Add a Tokenizer
Tokenizers transform a text string into a sequence of tokens. Ludwig will call the tokenizer for each text column it is specified in, for each row of the dataset during preprocessing. It will then collect a list of unique tokens and assign an integer index to each unique token. This ordered list of unique tokens is called the vocabulary, and will be used by encoders to convert tokens to embeddings and by decoders to convert output predictions to tokens.
A tokenizer is primarily responsible for splitting a string into a list of tokens, and may optionally perform other processing usually for the purpose of reducing the size of the vocabulary. Some examples of processing tokenizers may perform include:
- Splitting on a delimiter ex. underscore "_" or comma ",".
- Removing punctuation characters
- Removing stop words, for example "a", "an", "the" in English.
- Lemmatization: Grouping inflected forms of the same word i.e. "car", "cars", "car's", "cars'" -> "car"

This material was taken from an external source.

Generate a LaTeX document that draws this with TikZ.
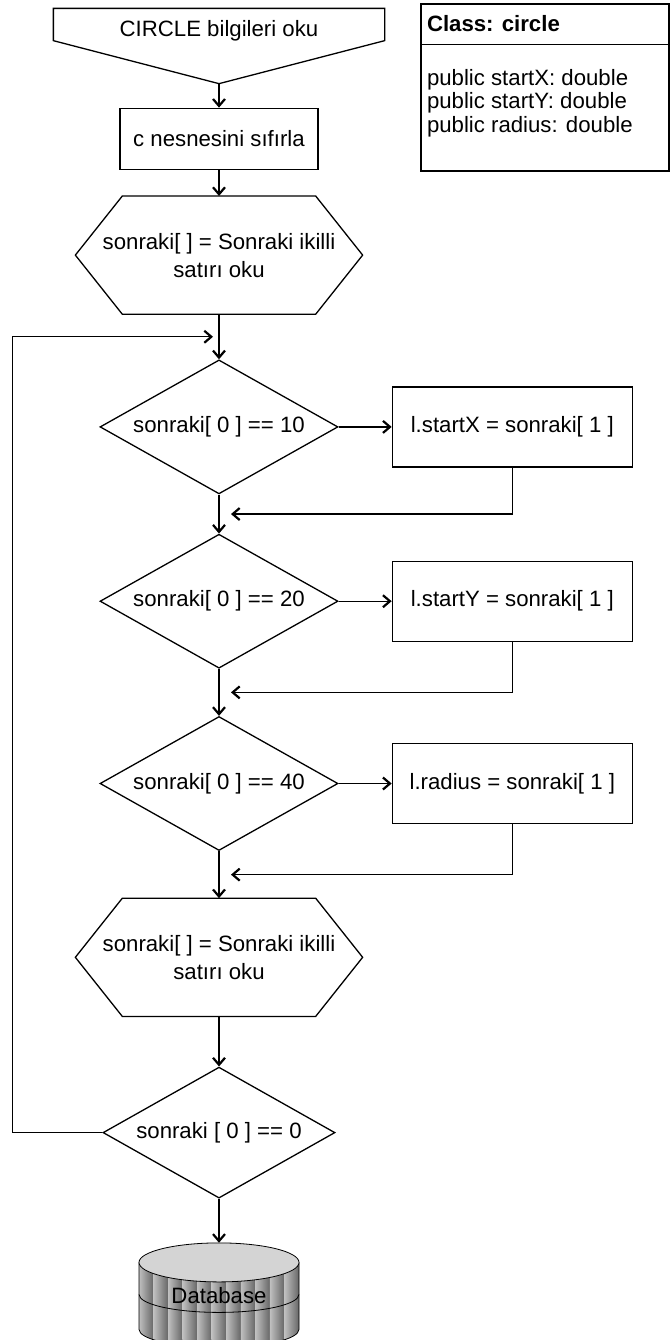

A tokenizer, once registered, can be used to preprocess any text input column by specifying its name as the value of
tokenizer
in the preprocessing
config dictionary:
input_features:
- name: title
type: text
preprocessing:
tokenizer: <NEW_TOKENIZER>
Tokenizers are defined in ludwig/utils/tokenizers.py
. To add a tokenizer, define a new subclass of BaseTokenizer
and
add it to the registry.
1. Add a new tokenizer class¶
Tokenizers may define an optional constructor which can receive arguments from the config. Most tokenizers have no
config parameters, and do not need a constructor. For an example of a tokenizer which uses a parameter in its
constructor, see HFTokenizer
.
The __call__
method does the actual processing, is called with a single string argument, and is expected to return a
list of strings. The tokenizer will be called once for each example in the dataset during preprocessing. Preprocessed
token sequences will be cached on disk in .hdf5 files and re-used in training and validation, thus the tokenizer will
not be called during training.
class NewTokenizer(BaseTokenizer):
def __init__(self, **kwargs):
super().__init__()
# Initialize any variables or state
def __call__(self, text: str) -> List[str]:
# tokenized_text = result of tokenizing
return tokenized_text
2. Add the tokenizer to the registry¶
Tokenizer names are mapped to their implementations in the tokenizer_registry
dictionary at the bottom of
ludwig/utils/tokenizers.py
.
tokenizer_registry = {
"characters": CharactersToListTokenizer,
"space": SpaceStringToListTokenizer,
...
"new_tokenizer": NewTokenizer, # Add your tokenizer as a new entry in the registry.